An Ally Financial sign is seen on a building in Charlotte, North Carolina May 1, 2012. REUTERS/Chris Keane
An Ally Financial sign is seen on a building in Charlotte, North Carolina May 1, 2012. REUTERS/Chris Keane

(Reuters) - Ally Financial Inc has sold $1 billion of stock in a private placement and will repay the U.S. government nearly $6 billion as the auto lender works to boost its capital levels and exit government ownership.

With the transactions, Ally will have repaid the Treasury about $12.1 billion of the $17.2 billion it received during the financial crisis under the Troubled Asset Relief Program.

"Ally has made great progress in restructuring and strengthening its business in order to repay the taxpayer, and we look forward to continuing to work with the company to recover the remaining investment," Assistant Treasury Secretary for Financial Stability Tim Massad said in a statement.

The company entered agreements with investors for a private placement of 166,667 shares of the company's common stock for $1 billion. An Ally spokeswoman declined to disclose the investors' identity but said they were a diverse group of existing and new shareholders.

Ally agreed to pay $5.2 billion to repurchase outstanding preferred securities held by the U.S. Treasury. The car loan company also paid $725 million to terminate the Treasury's right to receive extra payments if the company sells shares below a particular price, a term the company and the government had previously agreed to in 2010 when the U.S. converted some of its preferred Ally shares into common stock.

The lender was singled out as the weakest of 18 major banks in the Federal Reserve's stress test in March as being the most weakly capitalized. The Fed objected to Ally's capital plan "both on quantitative and qualitative grounds," and it was the only bank that failed to meet the minimum threshold of a 5 percent capital buffer in a scenario where unemployment rose to 12.1 percent and share prices fell 50 percent.
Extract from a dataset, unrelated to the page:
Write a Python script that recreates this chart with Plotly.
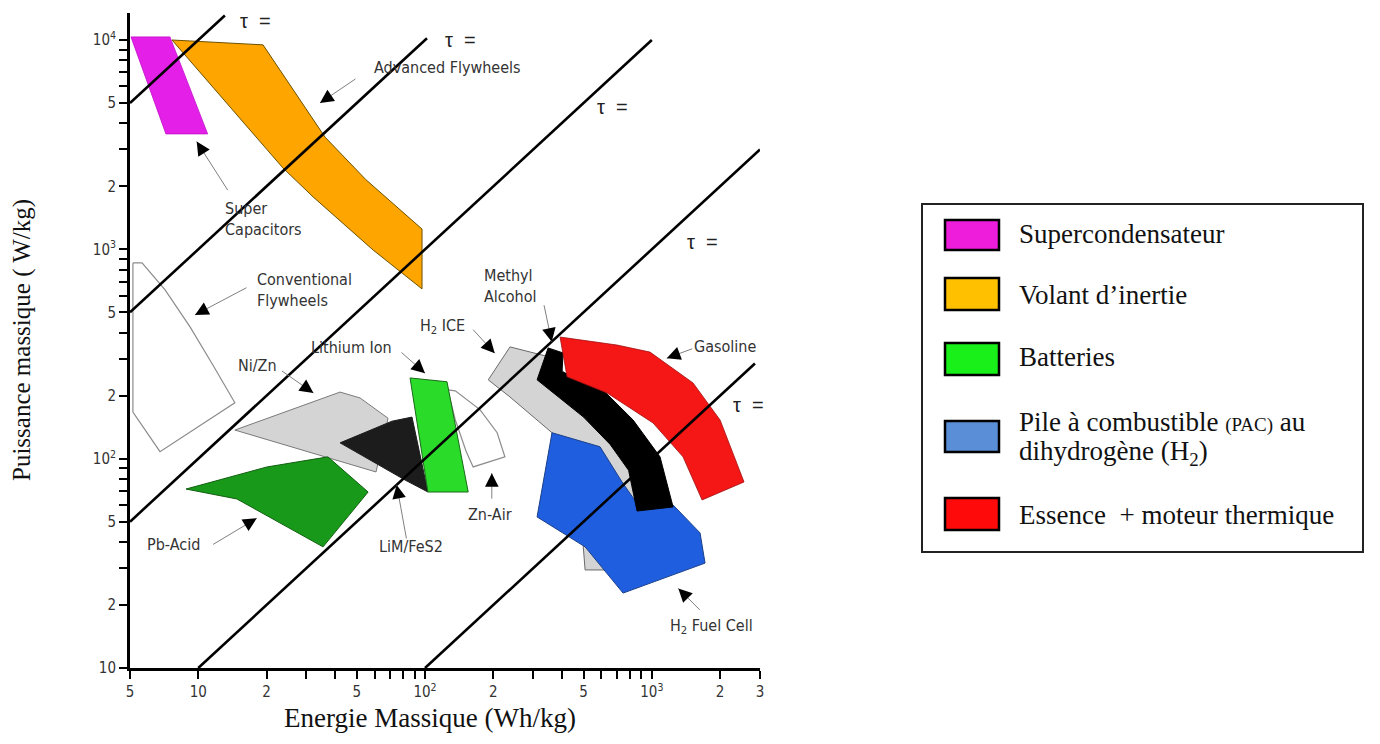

The private placement must take place before November 30, and both that and transactions with the U.S. Treasury is contingent on the Federal Reserve approval of the bank's resubmitted capital plan. Ally has to resubmit its new capital plan by the end of September.

Ally reported a net loss of $927 million in the second quarter, driven by a $1.6 billion charge related to a settlement in the bankruptcy case of its subsidiary Residential Capital LLC.